╭──
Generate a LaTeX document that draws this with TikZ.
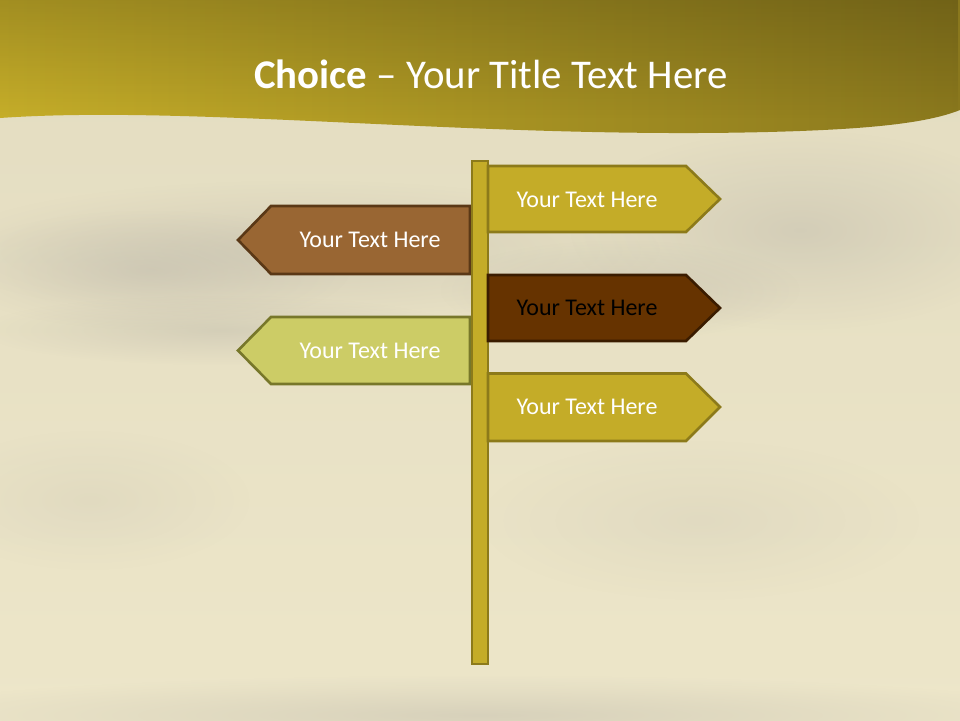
\documentclass[tikz,border=0pt]{standalone}
\usepackage{fontspec}
\setmainfont{Carlito}
\usetikzlibrary{fadings}
\definecolor{cream}{HTML}{E8E1C4}
\definecolor{creamlow}{HTML}{EDE6C9}
\definecolor{cloud}{HTML}{BDB8AA}
\definecolor{banL}{HTML}{C6AE29}
\definecolor{banR}{HTML}{8A781D}
\definecolor{gold}{HTML}{C4AC28}
\definecolor{goldline}{HTML}{8C7A1A}
\definecolor{darkbrown}{HTML}{663300}
\definecolor{darkbrownline}{HTML}{3A1C00}
\definecolor{midbrown}{HTML}{996633}
\definecolor{midbrownline}{HTML}{5A3816}
\definecolor{lime}{HTML}{CCCC66}
\definecolor{limeline}{HTML}{77772A}
\tikzfading[name=softblob, inner color=transparent!55, outer color=transparent!100]
\tikzfading[name=faintblob, inner color=transparent!80, outer color=transparent!100]
\tikzset{
  signtext/.style={font=\fontsize{24}{28}\selectfont, text=white, inner sep=0pt},
  signshape/.style={line width=2.6pt, line join=miter},
  cloudblob/.style={fill=cloud, path fading=softblob},
  faintcloud/.style={fill=cloud, path fading=faintblob},
}
\begin{document}
\begin{tikzpicture}[x=1pt,y=-1pt]
\useasboundingbox (0,0) rectangle (960,720);
% background
\shade[top color=cream!95!gray, bottom color=creamlow] (0,0) rectangle (960,720);
\fill[cloudblob] (300,250) ellipse (360 and 70);
\fill[cloudblob] (150,270) ellipse (200 and 60);
\fill[cloudblob] (800,230) ellipse (230 and 100);
\fill[cloudblob] (620,290) ellipse (180 and 50);
\fill[cloudblob] (220,330) ellipse (240 and 35);
\fill[cloudblob] (480,715) ellipse (600 and 40);
\fill[faintcloud] (90,500) ellipse (160 and 70);
\fill[faintcloud] (700,520) ellipse (220 and 80);
% banner
\shade[left color=banL, right color=banR]
  (0,0) -- (0,118) .. controls (200,104) and (500,142) .. (800,131)
  .. controls (880,128) and (930,122) .. (960,110) -- (960,0) -- cycle;
\fill[black, opacity=0.18, path fading=south] (0,0) rectangle (960,118);
\node[font=\fontsize{40.8}{46}\selectfont, text=white, anchor=base, inner sep=0pt] (title) at (491,88)
  {\textbf{Choice} – Your Title Text Here};
% left signs (behind post)
\draw[signshape, fill=midbrown, draw=midbrownline]
  (470,206) -- (271,206) -- (238,240) -- (271,274) -- (470,274) -- cycle;
\node[signtext] (s2) at (370,240) {Your Text Here};
\draw[signshape, fill=lime, draw=limeline]
  (470,317) -- (271,317) -- (238,350.5) -- (271,384) -- (470,384) -- cycle;
\node[signtext] (s4) at (370,351) {Your Text Here};
% post
\draw[line width=2.4pt, fill=gold, draw=goldline] (472,161) rectangle (488,664);
% right signs
\draw[signshape, fill=gold, draw=goldline]
  (488,166) -- (686,166) -- (720,199) -- (686,232) -- (488,232) -- cycle;
\node[signtext] (s1) at (587,200) {Your Text Here};
\draw[signshape, fill=darkbrown, draw=darkbrownline]
  (488,275) -- (686,275) -- (720,308) -- (686,341) -- (488,341) -- cycle;
\node[signtext, text=black] (s3) at (587,308) {Your Text Here};
\draw[signshape, fill=gold, draw=goldline]
  (488,373.5) -- (686,373.5) -- (720,407) -- (686,441) -- (488,441) -- cycle;
\node[signtext] (s5) at (587,407) {Your Text Here};
\end{tikzpicture}
\end{document}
╰──
EXERCISE
Write out each line of the data exactly; the images should be left out.

COMPLETE OUTPUT
Generate a LaTeX document that draws this with TikZ.
\documentclass[tikz,border=0pt]{standalone}
\usepackage{fontspec}
\setmainfont{Carlito}
\usetikzlibrary{fadings}
\definecolor{cream}{HTML}{E8E1C4}
\definecolor{creamlow}{HTML}{EDE6C9}
\definecolor{cloud}{HTML}{BDB8AA}
\definecolor{banL}{HTML}{C6AE29}
\definecolor{banR}{HTML}{8A781D}
\definecolor{gold}{HTML}{C4AC28}
\definecolor{goldline}{HTML}{8C7A1A}
\definecolor{darkbrown}{HTML}{663300}
\definecolor{darkbrownline}{HTML}{3A1C00}
\definecolor{midbrown}{HTML}{996633}
\definecolor{midbrownline}{HTML}{5A3816}
\definecolor{lime}{HTML}{CCCC66}
\definecolor{limeline}{HTML}{77772A}
\tikzfading[name=softblob, inner color=transparent!55, outer color=transparent!100]
\tikzfading[name=faintblob, inner color=transparent!80, outer color=transparent!100]
\tikzset{
  signtext/.style={font=\fontsize{24}{28}\selectfont, text=white, inner sep=0pt},
  signshape/.style={line width=2.6pt, line join=miter},
  cloudblob/.style={fill=cloud, path fading=softblob},
  faintcloud/.style={fill=cloud, path fading=faintblob},
}
\begin{document}
\begin{tikzpicture}[x=1pt,y=-1pt]
\useasboundingbox (0,0) rectangle (960,720);
% background
\shade[top color=cream!95!gray, bottom color=creamlow] (0,0) rectangle (960,720);
\fill[cloudblob] (300,250) ellipse (360 and 70);
\fill[cloudblob] (150,270) ellipse (200 and 60);
\fill[cloudblob] (800,230) ellipse (230 and 100);
\fill[cloudblob] (620,290) ellipse (180 and 50);
\fill[cloudblob] (220,330) ellipse (240 and 35);
\fill[cloudblob] (480,715) ellipse (600 and 40);
\fill[faintcloud] (90,500) ellipse (160 and 70);
\fill[faintcloud] (700,520) ellipse (220 and 80);
% banner
\shade[left color=banL, right color=banR]
  (0,0) -- (0,118) .. controls (200,104) and (500,142) .. (800,131)
  .. controls (880,128) and (930,122) .. (960,110) -- (960,0) -- cycle;
\fill[black, opacity=0.18, path fading=south] (0,0) rectangle (960,118);
\node[font=\fontsize{40.8}{46}\selectfont, text=white, anchor=base, inner sep=0pt] (title) at (491,88)
  {\textbf{Choice} – Your Title Text Here};
% left signs (behind post)
\draw[signshape, fill=midbrown, draw=midbrownline]
  (470,206) -- (271,206) -- (238,240) -- (271,274) -- (470,274) -- cycle;
\node[signtext] (s2) at (370,240) {Your Text Here};
\draw[signshape, fill=lime, draw=limeline]
  (470,317) -- (271,317) -- (238,350.5) -- (271,384) -- (470,384) -- cycle;
\node[signtext] (s4) at (370,351) {Your Text Here};
% post
\draw[line width=2.4pt, fill=gold, draw=goldline] (472,161) rectangle (488,664);
% right signs
\draw[signshape, fill=gold, draw=goldline]
  (488,166) -- (686,166) -- (720,199) -- (686,232) -- (488,232) -- cycle;
\node[signtext] (s1) at (587,200) {Your Text Here};
\draw[signshape, fill=darkbrown, draw=darkbrownline]
  (488,275) -- (686,275) -- (720,308) -- (686,341) -- (488,341) -- cycle;
\node[signtext, text=black] (s3) at (587,308) {Your Text Here};
\draw[signshape, fill=gold, draw=goldline]
  (488,373.5) -- (686,373.5) -- (720,407) -- (686,441) -- (488,441) -- cycle;
\node[signtext] (s5) at (587,407) {Your Text Here};
\end{tikzpicture}
\end{document}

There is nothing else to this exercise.